Thompson – Henry – At the Hebron Church, on the 26th, by Rev. W. C. Barnett, Mr. James R. Thompson, of Kenton County, and Miss Emma L. Henry. A very large number of friends assembled to witness the ceremonies, which being performed, the happy pair repaired to the residence of the groom’s father, in Covington, where they were given a magnificent reception.
Williamson – Hopper – On the 25th, at the residence of Elder H. J. Foster, Montgomery Williamson and Mrs. H. Hopper. It seems that Mr. Williamson and lady had some difficulty in obtaining the services of a minister, they intending to be married in the church at Bellevue; but, on account of the ice being so heavy, the Rev. A. M. Vardhman could not put in an appearance, and they, as a last resort, hastened to Burlington, where they were united in the hold bond by the above named minister and went on their way rejoicing. We wish ‘Gum’ much joy.

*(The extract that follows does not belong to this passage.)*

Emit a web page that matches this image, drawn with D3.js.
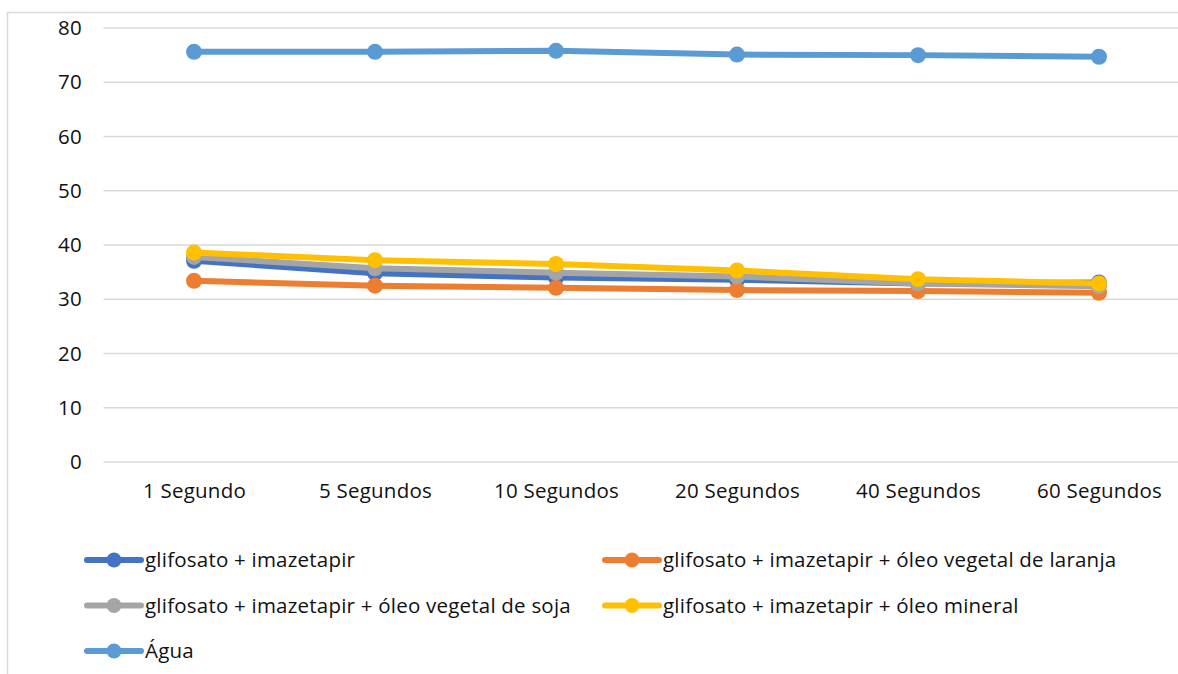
<!DOCTYPE html>
<html>
<head>
<meta charset="utf-8">
<script src="https://cdn.jsdelivr.net/npm/d3@7"></script>
<style>
  body { margin: 0; background: #fff; }
  svg { display: block; font-family: "Open Sans", Lato, sans-serif; }
  text { letter-spacing: 0.22px; }
</style>
</head>
<body>
<svg width="1178" height="674"></svg>
<script>
// data
const categories = ["1 Segundo", "5 Segundos", "10 Segundos", "20 Segundos", "40 Segundos", "60 Segundos"];
const seriesNames = [
    "glifosato + imazetapir",
    "glifosato + imazetapir + óleo vegetal de laranja",
    "glifosato + imazetapir + óleo vegetal de soja",
    "glifosato + imazetapir + óleo mineral",
    "Água"
];
const glifImaz = [37.1, 34.8, 34.0, 33.6, 32.9, 33.1];
const laranja = [33.4, 32.5, 32.1, 31.7, 31.5, 31.2];
const soja = [37.8, 35.7, 34.9, 34.2, 32.9, 32.4];
const mineral = [38.6, 37.2, 36.5, 35.3, 33.7, 32.9];
const agua = [75.6, 75.6, 75.8, 75.1, 75.0, 74.7];
const yTicks = [0, 10, 20, 30, 40, 50, 60, 70, 80];

const colors = ["#4472C4", "#ED7D31", "#A5A5A5", "#FFC000", "#5B9BD5"];
const allSeries = [glifImaz, laranja, soja, mineral, agua];
const fontSize = 20.5;

const svg = d3.select("svg");

// chart frame (cut off at right and bottom like the picture)
svg.append("rect")
    .attr("x", 7.5).attr("y", 12.5)
    .attr("width", 1200).attr("height", 700)
    .attr("fill", "#fff")
    .attr("stroke", "#d9d9d9")
    .attr("stroke-width", 1.5);

const x = d3.scalePoint()
    .domain(categories)
    .range([103.5, 1189.5])
    .padding(0.5);

const y = d3.scaleLinear()
    .domain([0, 80])
    .range([462, 28]);

// gridlines
svg.append("g")
    .selectAll("line")
    .data(yTicks)
    .join("line")
    .attr("x1", 103.5)
    .attr("x2", 1189.5)
    .attr("y1", d => y(d))
    .attr("y2", d => y(d))
    .attr("stroke", "#d9d9d9")
    .attr("stroke-width", 1.3);

// y axis labels
const yAxis = d3.axisLeft(y).tickValues(yTicks).tickSize(0).tickPadding(0);
svg.append("g")
    .attr("transform", "translate(82,0)")
    .call(yAxis)
    .call(g => g.select(".domain").remove())
    .selectAll("text")
    .attr("font-size", fontSize)
    .attr("font-family", "'Open Sans', sans-serif")
    .attr("fill", "#111");

// x axis labels
const xAxis = d3.axisBottom(x).tickSize(0).tickPadding(0);
svg.append("g")
    .attr("transform", "translate(0,483)")
    .call(xAxis)
    .call(g => g.select(".domain").remove())
    .selectAll("text")
    .attr("font-size", fontSize)
    .attr("font-family", "'Open Sans', sans-serif")
    .attr("fill", "#111");

// lines
const line = d3.line()
    .x((d, i) => x(categories[i]))
    .y(d => y(d));

allSeries.forEach((vals, si) => {
    const g = svg.append("g");
    g.append("path")
        .datum(vals)
        .attr("d", line)
        .attr("fill", "none")
        .attr("stroke", colors[si])
        .attr("stroke-width", 6)
        .attr("stroke-linejoin", "round")
        .attr("stroke-linecap", "round");
    g.selectAll("circle")
        .data(vals)
        .join("circle")
        .attr("cx", (d, i) => x(categories[i]))
        .attr("cy", d => y(d))
        .attr("r", 8)
        .attr("fill", colors[si]);
});

// legend
const legendPos = [
    [87, 560], [605, 560],
    [87, 605.5], [605, 605.5],
    [87, 651]
];
const legend = svg.append("g");
seriesNames.forEach((name, i) => {
    const [lx, ly] = legendPos[i];
    const item = legend.append("g").attr("transform", `translate(${lx},${ly})`);
    item.append("line")
        .attr("x1", 0).attr("x2", 54)
        .attr("y1", 0).attr("y2", 0)
        .attr("stroke", colors[i])
        .attr("stroke-width", 6)
        .attr("stroke-linecap", "round");
    item.append("circle")
        .attr("cx", 27).attr("cy", 0).attr("r", 7.5)
        .attr("fill", colors[i]);
    item.append("text")
        .attr("x", 58)
        .attr("y", 0)
        .attr("dy", "0.35em")
        .attr("font-size", fontSize)
        .attr("fill", "#111")
        .text(name);
});
</script>
</body>
</html>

Sandford – Beemon – On the 25th in Lawrenceburg, Indiana, Mr. Timothy H. Sandford and Miss Mary Jane Beemon, all of this county. The above marriage was accomplished under difficulties, the parents objecting and the weather, it will be remembered, not being at all propitious for an elopement. The groom, accompanied by a bosom friend, succeeded in stealing the bride from the residence of her father at an early hour in the night of the 24th, taking her to the residence of a neighbor, from whence they started very early in the morning for the city of Lawrenceburg. They were thoroughly chilled when they arrived at the ferry, having traveled some nine miles, and were surprised to find the river nearly blocked with ice, which it was feared would block the game they were playing on the parents. Captain Huff was aroused from his slumbers, and, when informed of the mission of the party, consented to make an effort to cross them to the Hoosier shore, where they could be united in matrimony without any questions being asked. The skiff was soon launched, and the part of five or six commenced struggling to force their way through the immense field of ice that was at that time passing. After three hours hard labor, Captain Huff landed them safely on the Indiana shore, where, in much less time than it took them to cross the Ohio, they were united in the holy bonds of wedlock. It seems that the dangerous condition of the river at the time the wedding party arrived at the ferry was only a test of the courage of the determined couple, for on their return they were not interrupted in the least by the ice. This is the most romantic wedding we have heard of for some time.